▶ [Given data]
==========
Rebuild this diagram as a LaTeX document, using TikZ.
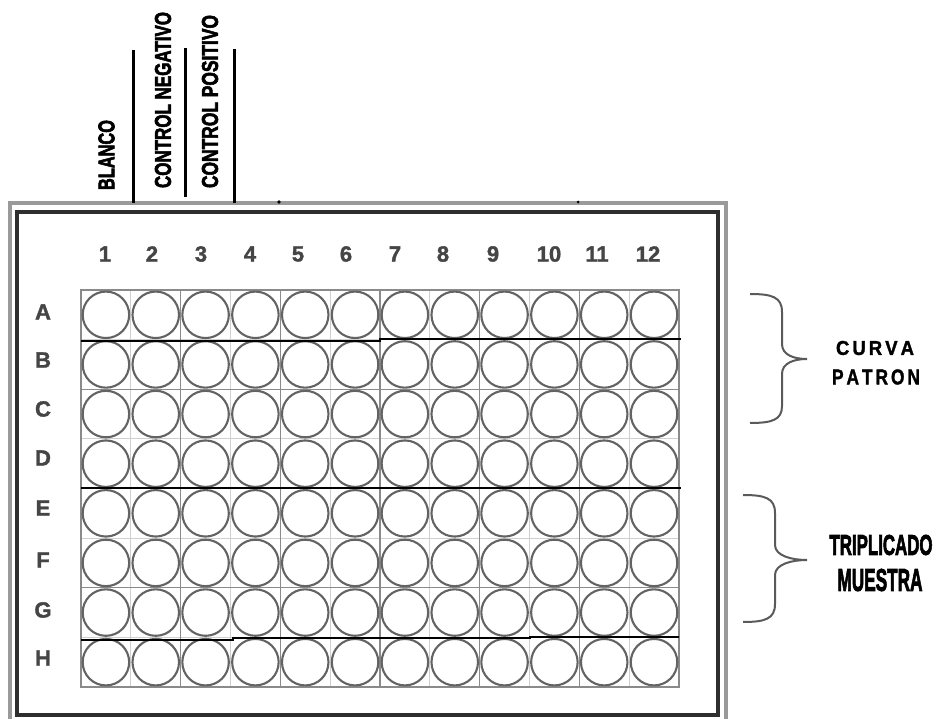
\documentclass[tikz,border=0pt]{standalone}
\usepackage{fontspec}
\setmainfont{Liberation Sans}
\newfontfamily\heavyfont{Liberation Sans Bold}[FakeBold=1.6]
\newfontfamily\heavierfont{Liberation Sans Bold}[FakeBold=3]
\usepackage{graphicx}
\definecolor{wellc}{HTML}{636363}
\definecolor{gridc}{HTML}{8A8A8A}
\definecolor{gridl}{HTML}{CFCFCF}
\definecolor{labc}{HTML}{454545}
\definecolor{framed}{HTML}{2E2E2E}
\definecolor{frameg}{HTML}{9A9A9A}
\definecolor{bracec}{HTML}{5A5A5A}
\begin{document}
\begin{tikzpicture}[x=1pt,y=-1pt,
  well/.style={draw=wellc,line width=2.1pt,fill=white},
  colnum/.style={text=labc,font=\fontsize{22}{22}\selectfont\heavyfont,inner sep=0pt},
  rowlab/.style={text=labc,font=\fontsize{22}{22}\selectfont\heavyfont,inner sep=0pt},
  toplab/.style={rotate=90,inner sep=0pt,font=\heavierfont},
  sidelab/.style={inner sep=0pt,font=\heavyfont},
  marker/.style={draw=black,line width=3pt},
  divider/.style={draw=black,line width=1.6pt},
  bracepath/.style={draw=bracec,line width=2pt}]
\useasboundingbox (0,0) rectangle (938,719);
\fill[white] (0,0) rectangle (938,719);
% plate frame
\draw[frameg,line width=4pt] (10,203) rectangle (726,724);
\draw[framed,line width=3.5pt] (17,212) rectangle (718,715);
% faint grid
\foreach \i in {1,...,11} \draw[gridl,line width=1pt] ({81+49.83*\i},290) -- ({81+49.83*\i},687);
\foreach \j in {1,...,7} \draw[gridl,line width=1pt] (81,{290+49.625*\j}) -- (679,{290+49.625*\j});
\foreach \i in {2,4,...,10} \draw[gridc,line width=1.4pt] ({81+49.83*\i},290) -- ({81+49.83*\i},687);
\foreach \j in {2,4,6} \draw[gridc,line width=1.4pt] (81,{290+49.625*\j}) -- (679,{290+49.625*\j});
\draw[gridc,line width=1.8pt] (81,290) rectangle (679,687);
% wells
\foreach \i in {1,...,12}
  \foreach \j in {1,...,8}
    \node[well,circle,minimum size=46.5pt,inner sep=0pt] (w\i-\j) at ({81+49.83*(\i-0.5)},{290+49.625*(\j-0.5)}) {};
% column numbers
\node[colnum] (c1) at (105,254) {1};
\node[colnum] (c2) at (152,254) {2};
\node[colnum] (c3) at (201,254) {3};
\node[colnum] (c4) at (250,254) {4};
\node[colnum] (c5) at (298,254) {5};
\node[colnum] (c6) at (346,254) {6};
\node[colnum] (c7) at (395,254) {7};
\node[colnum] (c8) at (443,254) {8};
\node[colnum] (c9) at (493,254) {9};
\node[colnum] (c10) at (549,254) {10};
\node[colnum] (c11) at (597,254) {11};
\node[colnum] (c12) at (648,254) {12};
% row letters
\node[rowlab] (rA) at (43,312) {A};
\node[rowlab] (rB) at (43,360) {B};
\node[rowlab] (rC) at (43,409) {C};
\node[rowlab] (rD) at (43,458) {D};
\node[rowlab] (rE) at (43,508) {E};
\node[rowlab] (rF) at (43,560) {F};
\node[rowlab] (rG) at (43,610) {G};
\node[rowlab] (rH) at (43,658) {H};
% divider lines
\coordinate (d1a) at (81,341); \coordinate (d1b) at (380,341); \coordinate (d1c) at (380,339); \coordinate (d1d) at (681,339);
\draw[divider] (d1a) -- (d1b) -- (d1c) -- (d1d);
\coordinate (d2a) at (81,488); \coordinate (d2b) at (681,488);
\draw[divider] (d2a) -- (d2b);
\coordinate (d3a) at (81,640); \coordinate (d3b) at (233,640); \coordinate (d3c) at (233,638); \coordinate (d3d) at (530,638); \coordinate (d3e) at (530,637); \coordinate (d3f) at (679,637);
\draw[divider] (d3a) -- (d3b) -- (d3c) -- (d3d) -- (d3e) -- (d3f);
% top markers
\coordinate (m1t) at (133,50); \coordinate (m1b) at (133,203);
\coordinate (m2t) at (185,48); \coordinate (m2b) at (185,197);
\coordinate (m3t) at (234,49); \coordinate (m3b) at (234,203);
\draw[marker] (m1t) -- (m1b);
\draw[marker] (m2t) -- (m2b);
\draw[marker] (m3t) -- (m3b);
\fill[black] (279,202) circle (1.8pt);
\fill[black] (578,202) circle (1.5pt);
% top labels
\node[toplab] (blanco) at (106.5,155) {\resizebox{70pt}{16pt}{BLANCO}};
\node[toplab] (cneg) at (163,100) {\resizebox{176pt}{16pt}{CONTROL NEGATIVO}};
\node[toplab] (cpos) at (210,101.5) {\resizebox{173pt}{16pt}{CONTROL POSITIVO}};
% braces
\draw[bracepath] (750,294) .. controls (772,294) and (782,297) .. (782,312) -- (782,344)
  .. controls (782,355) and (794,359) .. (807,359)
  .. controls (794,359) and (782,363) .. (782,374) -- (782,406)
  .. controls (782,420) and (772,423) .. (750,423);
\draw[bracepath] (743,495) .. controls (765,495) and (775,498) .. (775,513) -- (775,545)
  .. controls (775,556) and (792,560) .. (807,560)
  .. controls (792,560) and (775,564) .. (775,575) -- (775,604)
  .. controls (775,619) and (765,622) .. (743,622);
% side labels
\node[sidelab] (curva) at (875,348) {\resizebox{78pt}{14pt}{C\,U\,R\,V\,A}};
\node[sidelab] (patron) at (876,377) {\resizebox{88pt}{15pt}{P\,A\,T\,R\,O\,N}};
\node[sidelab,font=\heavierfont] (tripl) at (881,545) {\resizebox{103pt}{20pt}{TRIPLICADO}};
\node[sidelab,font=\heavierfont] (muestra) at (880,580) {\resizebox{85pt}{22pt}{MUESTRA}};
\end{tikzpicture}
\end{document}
==========
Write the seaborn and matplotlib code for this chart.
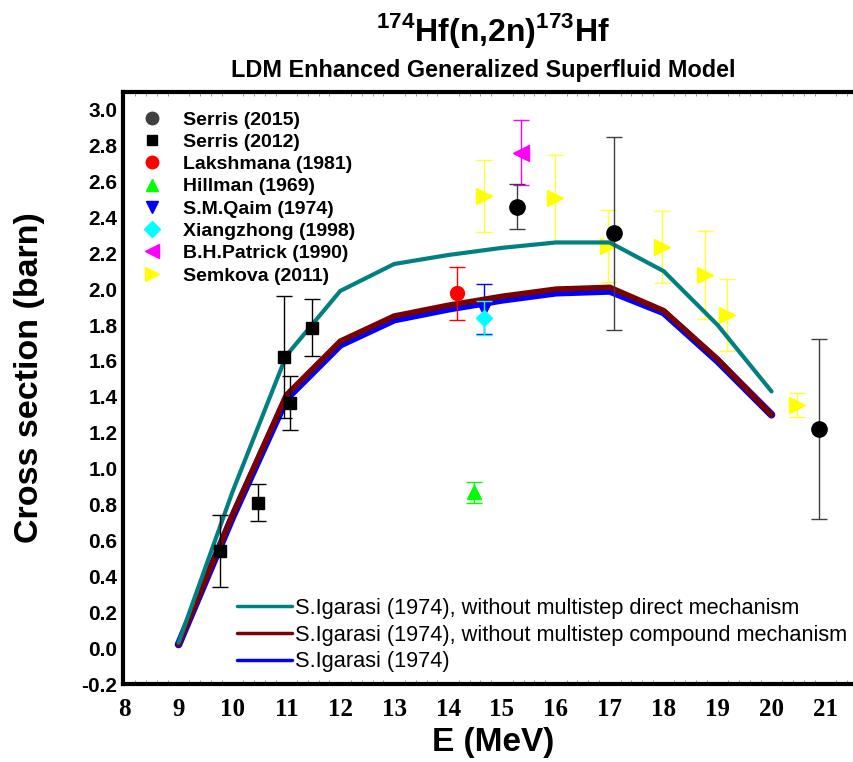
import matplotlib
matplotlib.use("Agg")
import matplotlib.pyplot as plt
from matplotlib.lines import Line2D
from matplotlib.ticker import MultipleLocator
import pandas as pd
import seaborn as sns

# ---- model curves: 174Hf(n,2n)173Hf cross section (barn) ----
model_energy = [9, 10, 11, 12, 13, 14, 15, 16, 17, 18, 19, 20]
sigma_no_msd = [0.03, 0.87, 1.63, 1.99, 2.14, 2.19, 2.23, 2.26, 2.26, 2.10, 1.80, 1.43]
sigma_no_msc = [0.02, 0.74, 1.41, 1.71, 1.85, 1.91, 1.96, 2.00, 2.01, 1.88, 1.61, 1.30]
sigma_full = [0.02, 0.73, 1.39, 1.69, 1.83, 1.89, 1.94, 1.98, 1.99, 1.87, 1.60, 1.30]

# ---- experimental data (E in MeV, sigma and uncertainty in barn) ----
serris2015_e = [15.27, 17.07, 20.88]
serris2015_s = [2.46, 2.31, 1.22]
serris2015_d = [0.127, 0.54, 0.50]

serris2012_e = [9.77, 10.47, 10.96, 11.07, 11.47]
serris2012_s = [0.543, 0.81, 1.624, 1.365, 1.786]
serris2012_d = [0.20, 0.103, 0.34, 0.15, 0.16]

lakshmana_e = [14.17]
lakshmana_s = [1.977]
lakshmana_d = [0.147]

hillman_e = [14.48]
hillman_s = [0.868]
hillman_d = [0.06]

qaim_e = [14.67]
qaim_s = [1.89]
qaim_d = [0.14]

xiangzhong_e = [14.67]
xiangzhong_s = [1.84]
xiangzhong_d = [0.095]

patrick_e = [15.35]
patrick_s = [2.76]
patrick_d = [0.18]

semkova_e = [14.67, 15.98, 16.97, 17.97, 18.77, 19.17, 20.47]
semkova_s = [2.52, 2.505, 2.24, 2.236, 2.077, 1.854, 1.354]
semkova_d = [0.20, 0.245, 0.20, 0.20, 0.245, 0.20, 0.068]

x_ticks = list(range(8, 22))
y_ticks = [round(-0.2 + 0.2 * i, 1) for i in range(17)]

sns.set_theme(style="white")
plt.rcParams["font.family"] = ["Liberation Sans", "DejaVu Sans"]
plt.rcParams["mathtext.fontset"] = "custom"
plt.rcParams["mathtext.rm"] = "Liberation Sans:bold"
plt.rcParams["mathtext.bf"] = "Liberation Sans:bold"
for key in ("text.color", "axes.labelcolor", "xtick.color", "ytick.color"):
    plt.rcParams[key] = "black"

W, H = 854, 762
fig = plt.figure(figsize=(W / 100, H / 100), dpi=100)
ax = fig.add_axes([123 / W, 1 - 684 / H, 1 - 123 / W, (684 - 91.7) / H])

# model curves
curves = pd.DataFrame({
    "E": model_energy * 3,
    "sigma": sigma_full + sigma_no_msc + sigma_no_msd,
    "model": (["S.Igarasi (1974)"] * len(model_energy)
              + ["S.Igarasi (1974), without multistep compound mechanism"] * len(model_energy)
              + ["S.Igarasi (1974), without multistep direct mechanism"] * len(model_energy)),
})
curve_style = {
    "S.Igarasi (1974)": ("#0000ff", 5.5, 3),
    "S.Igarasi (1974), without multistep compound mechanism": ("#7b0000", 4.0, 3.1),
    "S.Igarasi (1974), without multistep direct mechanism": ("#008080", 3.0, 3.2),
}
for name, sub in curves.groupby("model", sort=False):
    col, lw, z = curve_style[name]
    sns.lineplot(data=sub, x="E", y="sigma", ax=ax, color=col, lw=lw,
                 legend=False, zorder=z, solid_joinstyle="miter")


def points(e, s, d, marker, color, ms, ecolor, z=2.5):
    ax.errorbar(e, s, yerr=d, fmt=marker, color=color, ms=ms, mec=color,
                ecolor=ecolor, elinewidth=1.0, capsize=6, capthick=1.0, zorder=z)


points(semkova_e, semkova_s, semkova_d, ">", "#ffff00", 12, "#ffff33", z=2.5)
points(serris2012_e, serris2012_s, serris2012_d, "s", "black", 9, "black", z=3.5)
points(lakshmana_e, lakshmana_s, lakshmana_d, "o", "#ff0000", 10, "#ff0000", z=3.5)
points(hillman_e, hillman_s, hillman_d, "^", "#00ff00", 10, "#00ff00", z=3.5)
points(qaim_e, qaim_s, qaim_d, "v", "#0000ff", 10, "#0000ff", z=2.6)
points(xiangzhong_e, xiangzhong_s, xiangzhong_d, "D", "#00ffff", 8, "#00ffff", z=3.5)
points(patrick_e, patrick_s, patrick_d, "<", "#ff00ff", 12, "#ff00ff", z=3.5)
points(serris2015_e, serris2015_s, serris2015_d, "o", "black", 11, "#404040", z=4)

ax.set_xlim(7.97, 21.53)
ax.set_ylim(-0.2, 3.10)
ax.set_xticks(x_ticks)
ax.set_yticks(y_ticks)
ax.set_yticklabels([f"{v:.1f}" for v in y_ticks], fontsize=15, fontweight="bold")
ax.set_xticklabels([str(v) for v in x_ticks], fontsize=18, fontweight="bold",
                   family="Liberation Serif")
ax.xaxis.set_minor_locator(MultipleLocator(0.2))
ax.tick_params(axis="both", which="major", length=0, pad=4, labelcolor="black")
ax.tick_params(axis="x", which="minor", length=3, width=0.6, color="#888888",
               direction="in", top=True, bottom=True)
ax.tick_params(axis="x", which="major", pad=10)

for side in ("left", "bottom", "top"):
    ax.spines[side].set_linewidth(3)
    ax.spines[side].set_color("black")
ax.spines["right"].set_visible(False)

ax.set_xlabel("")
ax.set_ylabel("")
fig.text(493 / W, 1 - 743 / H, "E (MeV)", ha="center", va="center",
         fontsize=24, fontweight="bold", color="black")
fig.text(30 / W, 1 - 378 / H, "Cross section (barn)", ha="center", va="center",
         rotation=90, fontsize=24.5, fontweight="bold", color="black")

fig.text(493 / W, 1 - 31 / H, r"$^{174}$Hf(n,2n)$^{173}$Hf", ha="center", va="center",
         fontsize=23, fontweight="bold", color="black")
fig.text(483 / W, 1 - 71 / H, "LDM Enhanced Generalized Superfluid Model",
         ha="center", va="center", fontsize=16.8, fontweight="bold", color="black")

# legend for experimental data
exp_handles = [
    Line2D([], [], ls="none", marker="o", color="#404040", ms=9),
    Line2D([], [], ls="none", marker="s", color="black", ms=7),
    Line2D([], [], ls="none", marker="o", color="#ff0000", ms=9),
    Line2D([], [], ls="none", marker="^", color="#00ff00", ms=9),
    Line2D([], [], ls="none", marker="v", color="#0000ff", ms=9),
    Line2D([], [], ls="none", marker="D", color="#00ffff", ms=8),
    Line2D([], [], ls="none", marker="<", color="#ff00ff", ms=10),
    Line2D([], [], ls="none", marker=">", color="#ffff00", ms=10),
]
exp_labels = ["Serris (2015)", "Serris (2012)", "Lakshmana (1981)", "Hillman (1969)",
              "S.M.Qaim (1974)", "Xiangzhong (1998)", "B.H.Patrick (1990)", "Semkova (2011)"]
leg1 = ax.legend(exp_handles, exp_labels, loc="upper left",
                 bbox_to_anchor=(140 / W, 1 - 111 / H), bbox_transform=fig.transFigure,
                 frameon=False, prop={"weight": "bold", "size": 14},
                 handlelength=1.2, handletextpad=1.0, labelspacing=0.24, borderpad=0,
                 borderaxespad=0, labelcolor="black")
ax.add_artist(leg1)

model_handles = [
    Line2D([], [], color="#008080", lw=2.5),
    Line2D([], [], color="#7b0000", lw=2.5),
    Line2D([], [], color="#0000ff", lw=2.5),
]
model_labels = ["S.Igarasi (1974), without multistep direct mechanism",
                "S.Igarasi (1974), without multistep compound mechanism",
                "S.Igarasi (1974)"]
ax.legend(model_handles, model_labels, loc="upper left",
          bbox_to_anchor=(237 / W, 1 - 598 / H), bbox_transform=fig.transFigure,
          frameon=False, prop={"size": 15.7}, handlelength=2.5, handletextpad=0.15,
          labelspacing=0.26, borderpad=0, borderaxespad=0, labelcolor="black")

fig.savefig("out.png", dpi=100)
==========
▶ [The problem] Write out exactly the lines from the one that has "Write the seaborn" down to the one that has "import seaborn as sns", including both. Pictures stay out of the copy.

▶ [Result of this task]
Write the seaborn and matplotlib code for this chart.
import matplotlib
matplotlib.use("Agg")
import matplotlib.pyplot as plt
from matplotlib.lines import Line2D
from matplotlib.ticker import MultipleLocator
import pandas as pd
import seaborn as sns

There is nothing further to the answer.